As noticeable, the PCA plots are very large with the purpose of minimizing issues with overlapping labels. In order to minimize issues with cluttering, the width of each PCA plot is maximized. Though, as the center is the most cluttered, mainly deviating data points are labelled which can create a biased interpretation while directing the attention of the viewer towards municipalities that often are extreme outliers in the original data. Stockholm regarding its population, or Luleå regarding its extreme greenhouse gas emissions, of which both values are many standard deviations above the median. As I am born and raised in Luleå I know that the per capita greenhouse gas emissions in my home city exceed the levels in countries found in oil based economies that are situated in the Arabic gulf region.
In consecutive order, figure 3, figure 4 and figure 5 show the first two principal components by region, county and income respectively. Figure 6 shows the third and fourth principal component by income. Figure 7 shows the fifth and sixth principal component by income. The reason why the last two plots are shown by the categorical variable “income” is because it clearly dissects different geographical regions. To instantly be capable of analyzing data points from Swedish regions and counties requires knowledge about such differences within Sweden, especially in terms of demographics and socioeconomic differences between regions and counties. In order to visualize the most important aspects of the performed PCA, I therefore limit the number of PCA figures to five.

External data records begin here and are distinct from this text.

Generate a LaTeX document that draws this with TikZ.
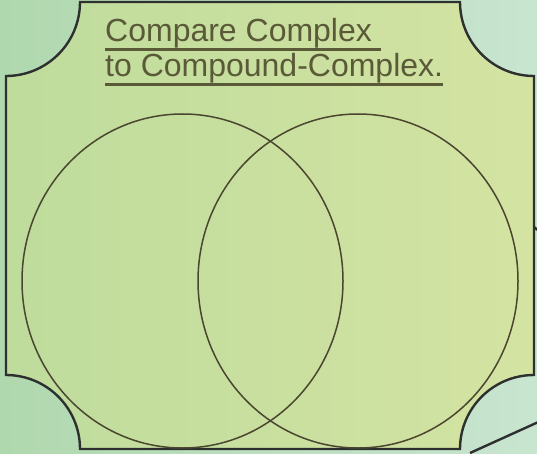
\documentclass[tikz,border=0pt]{standalone}
\usepackage{fontspec}
\setmainfont{Liberation Sans}
\usepackage{tikz}
\usetikzlibrary{positioning}
\usepackage{xcolor}
\definecolor{outerleft}{HTML}{B0D8AE}
\definecolor{outerright}{HTML}{C8E5D0}
\definecolor{innergreen}{HTML}{BEDC9C}
\definecolor{inneryellow}{HTML}{D4E3A2}
\definecolor{framegray}{HTML}{2E3030}
\definecolor{vennline}{HTML}{4A4630}
\definecolor{headolive}{HTML}{5A5938}
% underline at a fixed depth below the baseline
\newcommand{\headuline}[1]{\setbox0\hbox{#1}\rlap{\vrule height -5.8pt depth 8.6pt width \wd0}\box0}

\begin{document}
\begin{tikzpicture}[
    x=1pt, y=1pt,
    frame/.style={draw=framegray, line width=2.4pt},
    venn/.style={draw=vennline, line width=1.5pt},
    heading/.style={font=\fontsize{32}{35}\selectfont, text=headolive, inner sep=0pt, anchor=base west}
]
    \useasboundingbox (0,0) rectangle (537,453);
    \clip (0,0) rectangle (537,453);
    % backdrop
    \shade[left color=outerleft, right color=outerright] (0,0) rectangle (537,453);

    % scalloped frame
    \shade[left color=innergreen, right color=inneryellow]
        (80,451) -- (460,451) arc[start angle=180, end angle=270, radius=74]
        -- (534,78) arc[start angle=90, end angle=180, radius=74]
        -- (80,4) arc[start angle=0, end angle=90, radius=74]
        -- (6,377) arc[start angle=270, end angle=360, radius=74] -- cycle;
    \draw[frame]
        (80,451) -- (460,451) arc[start angle=180, end angle=270, radius=74]
        -- (534,78) arc[start angle=90, end angle=180, radius=74]
        -- (80,4) arc[start angle=0, end angle=90, radius=74]
        -- (6,377) arc[start angle=270, end angle=360, radius=74] -- cycle;

    % edges of the next shapes
    \coordinate (tickA) at (534,226);
    \coordinate (tickB) at (540,221);
    \coordinate (edgeA) at (470,0);
    \coordinate (edgeB) at (545,34);
    \draw[frame] (tickA) -- (tickB);
    \draw[frame] (edgeA) -- (edgeB);

    % heading
    \node[heading] (line1) at (105,411) {\headuline{Compare Complex\ }};
    \node[heading] (line2) at (105,376) {\headuline{to Compound-Complex.}};

    % venn circles
    \draw[venn] (182.5,172) ellipse [x radius=160.5, y radius=167];
    \draw[venn] (358,172) ellipse [x radius=160, y radius=167];
\end{tikzpicture}
\end{document}
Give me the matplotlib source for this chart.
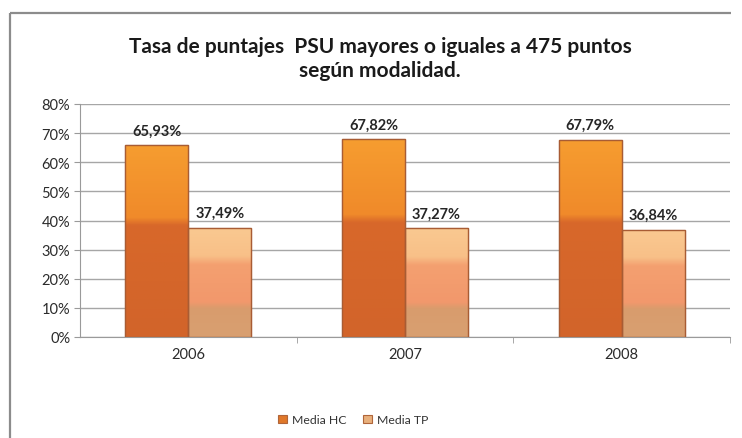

The loadings of mean age and mortality rates are highly negatively correlated with the first PC. A high age, as well as the municipality based mortality rate are both directed towards the data points of Norrland, which indicates that the population in this region is elderly and dies at a higher rate. As shown in the appendix, the variables behind the loadings of mean age and mortality have a correlation of 88%. As the statistical method of PCA uses orthogonality to remove bias created by correlation between variables, there is no such present bias due to collinearity. Though, the high correlation between the variables can possibly be an indicator to the similar correlation of mean age and mortality rates. The loadings of these two variables consistently also show similar visualized directions in the plots of the third to sixth principal components. In addition to this, the data points of Svealand are negatively connected to these loadings along the first PC, which indicates that this region is younger and dies at a lower rate. The correlation between natality and population change are clearly correlated with municipality based data points in the regions of Svealand and Götaland, thus indicating extreme values in some observations of these regions. As emigration and immigration rates are not directly associated with these data points, it further indicates that the positive population change is not driven by immigration, but mainly of high birth rates. The opposite relation holds for the previously mentioned municipality based data points of Norrland with small population levels.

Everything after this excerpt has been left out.